WRITTEN REQUEST: The listing beneath should be written out in full, exactly as shown.

RECORDED INFORMATION:
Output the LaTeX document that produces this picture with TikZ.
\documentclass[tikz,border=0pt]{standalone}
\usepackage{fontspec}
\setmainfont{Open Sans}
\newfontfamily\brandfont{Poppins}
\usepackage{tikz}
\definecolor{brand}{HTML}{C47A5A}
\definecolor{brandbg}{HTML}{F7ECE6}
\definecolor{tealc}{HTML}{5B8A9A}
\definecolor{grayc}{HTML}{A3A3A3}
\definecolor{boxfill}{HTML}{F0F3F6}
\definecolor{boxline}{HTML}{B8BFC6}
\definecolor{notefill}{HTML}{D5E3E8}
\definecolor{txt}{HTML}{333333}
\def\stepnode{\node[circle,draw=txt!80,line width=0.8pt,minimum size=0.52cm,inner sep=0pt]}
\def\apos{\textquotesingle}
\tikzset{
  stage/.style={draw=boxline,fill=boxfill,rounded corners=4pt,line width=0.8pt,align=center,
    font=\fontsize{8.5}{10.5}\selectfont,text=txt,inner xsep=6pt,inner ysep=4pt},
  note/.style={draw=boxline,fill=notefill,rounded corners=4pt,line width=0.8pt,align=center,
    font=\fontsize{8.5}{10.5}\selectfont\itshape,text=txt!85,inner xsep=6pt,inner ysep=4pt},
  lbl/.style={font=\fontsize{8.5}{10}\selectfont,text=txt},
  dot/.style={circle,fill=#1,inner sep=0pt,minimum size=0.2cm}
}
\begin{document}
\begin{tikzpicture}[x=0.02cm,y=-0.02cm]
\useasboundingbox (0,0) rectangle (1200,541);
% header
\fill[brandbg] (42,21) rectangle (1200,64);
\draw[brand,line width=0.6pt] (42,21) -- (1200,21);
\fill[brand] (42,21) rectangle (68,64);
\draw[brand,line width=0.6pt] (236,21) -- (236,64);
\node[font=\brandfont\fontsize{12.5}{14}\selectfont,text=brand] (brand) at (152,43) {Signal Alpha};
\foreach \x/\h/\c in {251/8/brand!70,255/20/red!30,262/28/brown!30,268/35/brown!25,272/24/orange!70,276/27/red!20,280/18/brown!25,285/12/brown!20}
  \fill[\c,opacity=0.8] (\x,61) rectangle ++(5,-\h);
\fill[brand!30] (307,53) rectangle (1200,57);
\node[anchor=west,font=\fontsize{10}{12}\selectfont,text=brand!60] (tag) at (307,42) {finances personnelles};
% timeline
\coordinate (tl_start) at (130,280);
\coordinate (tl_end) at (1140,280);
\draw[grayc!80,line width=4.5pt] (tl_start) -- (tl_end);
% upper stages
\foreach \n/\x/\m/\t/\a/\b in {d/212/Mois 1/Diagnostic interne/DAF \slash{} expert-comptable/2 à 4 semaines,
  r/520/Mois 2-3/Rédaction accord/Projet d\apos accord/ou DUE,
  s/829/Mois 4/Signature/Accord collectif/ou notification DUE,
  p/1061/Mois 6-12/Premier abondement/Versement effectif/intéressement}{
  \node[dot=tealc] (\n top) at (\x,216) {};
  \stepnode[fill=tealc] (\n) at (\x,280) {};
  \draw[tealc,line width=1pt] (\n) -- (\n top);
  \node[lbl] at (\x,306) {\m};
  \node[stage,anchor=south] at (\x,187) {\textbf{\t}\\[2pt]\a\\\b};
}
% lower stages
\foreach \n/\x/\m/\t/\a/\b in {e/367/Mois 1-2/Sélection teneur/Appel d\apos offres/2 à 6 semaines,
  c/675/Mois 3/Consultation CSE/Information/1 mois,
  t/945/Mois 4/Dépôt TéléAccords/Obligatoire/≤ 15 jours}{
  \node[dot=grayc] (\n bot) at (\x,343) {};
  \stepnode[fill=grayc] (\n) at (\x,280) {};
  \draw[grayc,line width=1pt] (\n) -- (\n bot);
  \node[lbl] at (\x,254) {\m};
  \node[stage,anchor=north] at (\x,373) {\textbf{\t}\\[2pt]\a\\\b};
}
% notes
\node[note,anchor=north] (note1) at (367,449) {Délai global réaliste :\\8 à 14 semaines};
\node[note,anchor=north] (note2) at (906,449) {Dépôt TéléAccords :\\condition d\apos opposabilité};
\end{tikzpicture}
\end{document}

REPLY:
Output the LaTeX document that produces this picture with TikZ.
\documentclass[tikz,border=0pt]{standalone}
\usepackage{fontspec}
\setmainfont{Open Sans}
\newfontfamily\brandfont{Poppins}
\usepackage{tikz}
\definecolor{brand}{HTML}{C47A5A}
\definecolor{brandbg}{HTML}{F7ECE6}
\definecolor{tealc}{HTML}{5B8A9A}
\definecolor{grayc}{HTML}{A3A3A3}
\definecolor{boxfill}{HTML}{F0F3F6}
\definecolor{boxline}{HTML}{B8BFC6}
\definecolor{notefill}{HTML}{D5E3E8}
\definecolor{txt}{HTML}{333333}
\def\stepnode{\node[circle,draw=txt!80,line width=0.8pt,minimum size=0.52cm,inner sep=0pt]}
\def\apos{\textquotesingle}
\tikzset{
  stage/.style={draw=boxline,fill=boxfill,rounded corners=4pt,line width=0.8pt,align=center,
    font=\fontsize{8.5}{10.5}\selectfont,text=txt,inner xsep=6pt,inner ysep=4pt},
  note/.style={draw=boxline,fill=notefill,rounded corners=4pt,line width=0.8pt,align=center,
    font=\fontsize{8.5}{10.5}\selectfont\itshape,text=txt!85,inner xsep=6pt,inner ysep=4pt},
  lbl/.style={font=\fontsize{8.5}{10}\selectfont,text=txt},
  dot/.style={circle,fill=#1,inner sep=0pt,minimum size=0.2cm}
}
\begin{document}
\begin{tikzpicture}[x=0.02cm,y=-0.02cm]
\useasboundingbox (0,0) rectangle (1200,541);
% header
\fill[brandbg] (42,21) rectangle (1200,64);
\draw[brand,line width=0.6pt] (42,21) -- (1200,21);
\fill[brand] (42,21) rectangle (68,64);
\draw[brand,line width=0.6pt] (236,21) -- (236,64);
\node[font=\brandfont\fontsize{12.5}{14}\selectfont,text=brand] (brand) at (152,43) {Signal Alpha};
\foreach \x/\h/\c in {251/8/brand!70,255/20/red!30,262/28/brown!30,268/35/brown!25,272/24/orange!70,276/27/red!20,280/18/brown!25,285/12/brown!20}
  \fill[\c,opacity=0.8] (\x,61) rectangle ++(5,-\h);
\fill[brand!30] (307,53) rectangle (1200,57);
\node[anchor=west,font=\fontsize{10}{12}\selectfont,text=brand!60] (tag) at (307,42) {finances personnelles};
% timeline
\coordinate (tl_start) at (130,280);
\coordinate (tl_end) at (1140,280);
\draw[grayc!80,line width=4.5pt] (tl_start) -- (tl_end);
% upper stages
\foreach \n/\x/\m/\t/\a/\b in {d/212/Mois 1/Diagnostic interne/DAF \slash{} expert-comptable/2 à 4 semaines,
  r/520/Mois 2-3/Rédaction accord/Projet d\apos accord/ou DUE,
  s/829/Mois 4/Signature/Accord collectif/ou notification DUE,
  p/1061/Mois 6-12/Premier abondement/Versement effectif/intéressement}{
  \node[dot=tealc] (\n top) at (\x,216) {};
  \stepnode[fill=tealc] (\n) at (\x,280) {};
  \draw[tealc,line width=1pt] (\n) -- (\n top);
  \node[lbl] at (\x,306) {\m};
  \node[stage,anchor=south] at (\x,187) {\textbf{\t}\\[2pt]\a\\\b};
}
% lower stages
\foreach \n/\x/\m/\t/\a/\b in {e/367/Mois 1-2/Sélection teneur/Appel d\apos offres/2 à 6 semaines,
  c/675/Mois 3/Consultation CSE/Information/1 mois,
  t/945/Mois 4/Dépôt TéléAccords/Obligatoire/≤ 15 jours}{
  \node[dot=grayc] (\n bot) at (\x,343) {};
  \stepnode[fill=grayc] (\n) at (\x,280) {};
  \draw[grayc,line width=1pt] (\n) -- (\n bot);
  \node[lbl] at (\x,254) {\m};
  \node[stage,anchor=north] at (\x,373) {\textbf{\t}\\[2pt]\a\\\b};
}
% notes
\node[note,anchor=north] (note1) at (367,449) {Délai global réaliste :\\8 à 14 semaines};
\node[note,anchor=north] (note2) at (906,449) {Dépôt TéléAccords :\\condition d\apos opposabilité};
\end{tikzpicture}
\end{document}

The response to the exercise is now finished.